Originally posted by kolorabi
I can not agree with this. Sure, there are a lot of bandits around (though I think the industry has matured somewhat), but to say that any game developer from a "less wealthy" country can just pack in the bags and give up because they will never get paid seems a bit too simplistic and negative to me. If that had indeed been the case, then all those eastern european companies would simply not have survived. If Croteam hadn't gotten any income at all, would they still be producing games ten or so years after Football Glory? I doubt that very much.
Actually you are spot on: most of those companies in fact did not survive or defunt or work for ridiculous money that you wouldn't accept as your monthly wage, let alone for a complete commercial game.
The team you mentioned is just one example and I guess they in fact had a good lawyer and the finance right from the beginning. Most startups do not.
Or they just have the income that keeps them going and enough for daily expenses but nothing much more, but they prefer doing games instead of say packing bags in a factory... It could be that if you are in Croatia you do not have much choice, and even ridiculous money is better, than nothing at all.
Just think of the real ClickBoom guys (coming from similar circumstances): they kept on working for years for pittance money and no money at all sometimes, because they couldn't do anything else useful in their life anyway due to non-existant employment and wages in their area.
How about creating the game "White Viper" for a couple of C64s?
Or having worked there I have inside info on Novotrade and their financing related to say e.g. such a small company as Sega... (not to mention much earlier titles for say Epyx, Andromeda etc) All I say is you'd feel insanely embarassed in the name of the guilty ones.
Do you know "Ecco the Dolphin"? Right. Do you know what sort of money the company had from one of the biggest selling games ever? Do you know how much money the guys who made it had from it? Do you know why the last time I heard from the lead guy he worked on sound synthesis and said he'd never write any game ever again?
I do and I hope he changed his mind since that
Or the guy who did "Cyborg Justice" (?don't remember correct title, but something along those lines robots beating up each other) by Sega that was surely not an all time bestseller, but certainly did worth more, than what you pay a month for an average programmer in the US?

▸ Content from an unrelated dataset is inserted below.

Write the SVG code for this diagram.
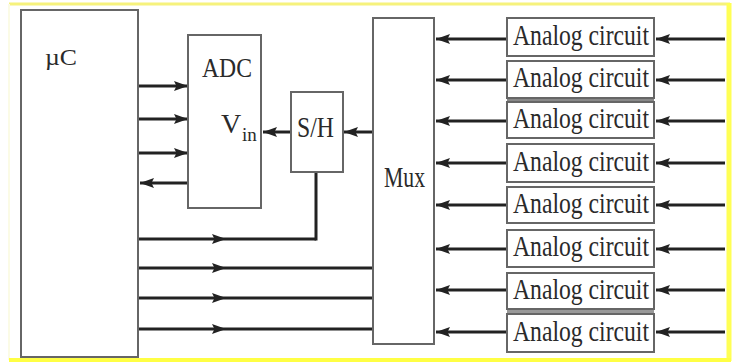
<svg xmlns="http://www.w3.org/2000/svg" width="737" height="362" viewBox="0 0 737 362">
<style>
.box{fill:#fff;stroke:#666;stroke-width:2}
.t{font-family:"Liberation Serif","Times New Roman",serif;fill:#2a2a2a}
.w{fill:none;stroke:#222;stroke-width:3}
.ar{fill:none;stroke:#222;stroke-width:3;marker-end:url(#ah)}
.mid{fill:none;stroke:#222;stroke-width:3;marker-mid:url(#ah)}
</style>
<defs>
<marker id="ah" markerUnits="userSpaceOnUse" markerWidth="15" markerHeight="11" refX="14" refY="5.5" orient="auto" viewBox="0 0 15 11">
<path d="M0,0.5 L14,5.5 L0,10.5 L2.5,5.5 z" fill="#222"/>
</marker>
</defs>
<rect x="0" y="0" width="737" height="362" fill="#fff"/>
<g id="frame" fill="none">
<path d="M9,4 H730" stroke="#f6f27c" stroke-width="3"/>
<path d="M9,4 V360" stroke="#fbfbe6" stroke-width="2"/>
<path d="M729,3 V361" stroke="#ffff55" stroke-width="5"/>
<path d="M9,360 H731" stroke="#ffff44" stroke-width="4"/>
</g>
<g id="connectors">
<path class="ar" d="M138,86 H188"/>
<path class="ar" d="M138,119 H188"/>
<path class="ar" d="M138,153 H188"/>
<path class="ar" d="M188,183 H140"/>
<path class="ar" d="M291,132 H263"/>
<path class="ar" d="M373,132 H344"/>
<path class="mid" d="M138,239 H226 H316"/>
<path class="w" d="M314.5,239 H316 V172"/>
<path class="mid" d="M138,268 H226 H373"/>
<path class="mid" d="M138,298 H226 H373"/>
<path class="mid" d="M138,329 H226 H373"/>
<path class="ar" d="M507,39 H436"/>
<path class="ar" d="M507,80 H436"/>
<path class="ar" d="M507,121 H436"/>
<path class="ar" d="M507,163 H436"/>
<path class="ar" d="M507,205 H436"/>
<path class="ar" d="M507,249 H436"/>
<path class="ar" d="M507,290 H436"/>
<path class="ar" d="M507,332 H436"/>
<path class="ar" d="M725,39 H656"/>
<path class="ar" d="M725,80 H656"/>
<path class="ar" d="M725,121 H656"/>
<path class="ar" d="M725,163 H656"/>
<path class="ar" d="M725,205 H656"/>
<path class="ar" d="M725,249 H656"/>
<path class="ar" d="M725,290 H656"/>
<path class="ar" d="M725,332 H656"/>
</g>
<g id="uC"><rect class="box" x="21" y="10" width="117" height="347"/><text class="t" x="45" y="65" font-size="23" textLength="32" lengthAdjust="spacingAndGlyphs">µC</text></g>
<g id="ADC"><rect class="box" x="188" y="35" width="73" height="173"/><text class="t" x="202" y="77" font-size="28" textLength="50" lengthAdjust="spacingAndGlyphs">ADC</text><text class="t" x="221" y="133" font-size="28">V<tspan x="242" dy="8" font-size="19">in</tspan></text></g>
<g id="SH"><rect class="box" x="291" y="92" width="52" height="80"/><text class="t" x="297" y="137" font-size="29" textLength="37" lengthAdjust="spacingAndGlyphs">S/H</text></g>
<g id="Mux"><rect class="box" x="373" y="18" width="61" height="326"/><text class="t" x="384" y="187" font-size="29" textLength="41" lengthAdjust="spacingAndGlyphs">Mux</text></g>
<rect x="507" y="97" width="147" height="5" fill="#888"/>
<rect x="507" y="309" width="147" height="5" fill="#999"/>
<g id="ac1"><rect class="box" x="507" y="18" width="147" height="38"/><text class="t" x="513" y="45" font-size="29" textLength="136" lengthAdjust="spacingAndGlyphs">Analog circuit</text></g>
<g id="ac2"><rect class="box" x="507" y="61" width="147" height="37"/><text class="t" x="513" y="87" font-size="29" textLength="136" lengthAdjust="spacingAndGlyphs">Analog circuit</text></g>
<g id="ac3"><rect class="box" x="507" y="102" width="147" height="36"/><text class="t" x="513" y="128" font-size="29" textLength="136" lengthAdjust="spacingAndGlyphs">Analog circuit</text></g>
<g id="ac4"><rect class="box" x="507" y="144" width="147" height="38"/><text class="t" x="513" y="171" font-size="29" textLength="136" lengthAdjust="spacingAndGlyphs">Analog circuit</text></g>
<g id="ac5"><rect class="box" x="507" y="187" width="147" height="36"/><text class="t" x="513" y="213" font-size="29" textLength="136" lengthAdjust="spacingAndGlyphs">Analog circuit</text></g>
<g id="ac6"><rect class="box" x="507" y="230" width="147" height="37"/><text class="t" x="513" y="256" font-size="29" textLength="136" lengthAdjust="spacingAndGlyphs">Analog circuit</text></g>
<g id="ac7"><rect class="box" x="507" y="273" width="147" height="36"/><text class="t" x="513" y="299" font-size="29" textLength="136" lengthAdjust="spacingAndGlyphs">Analog circuit</text></g>
<g id="ac8"><rect class="box" x="507" y="314" width="147" height="38"/><text class="t" x="513" y="341" font-size="29" textLength="136" lengthAdjust="spacingAndGlyphs">Analog circuit</text></g>
</svg>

Actually if you just refer to Metin who is not from a poor country at all, but instead simply faced the "temptation problem" coming from a different legal area than their publishers... They used to work on for many years until giving up in a hope that at least once they get paid. Afair the only financial success they could account in this sense was getting monthly payment for some game towards the end.
The last thing that dies is hope
I never said to pack and give up. But the paid ones ( we don't know that yet for real) are unreasonably less than the unpaid or badly paid ones. And that gives a nice insight into the conscience of the moneymen involved with the games industry a few years ago, and it seems old habits just don't go out of fashion even now...
It is possible that Ubi simply don't care as they know they will never will deal the guys again so it is not intended rip-off just the result off the company plugging all their resources that should have been assigned to deal with Cauldron. Does that make them any better...?
I say that yes, if you are from either a less wealthy country or can't properly represent yourself legally in the publishers country you are more than likely to get ripped off. You see even companies like Ubi feels tempted to do it if they can and there goes your very high profile publisher that shouldn't allow any sort of mud slinging paint their reputation. Yet they did it. Why? Because they could and couldn't care less about some poor guys from Slovakia babbling on their unvisited site about not getting paid. Nobody would believe them, and even if some does, they couldn't care less either. It is always "somebody else's problem" if you know Douglas Adams.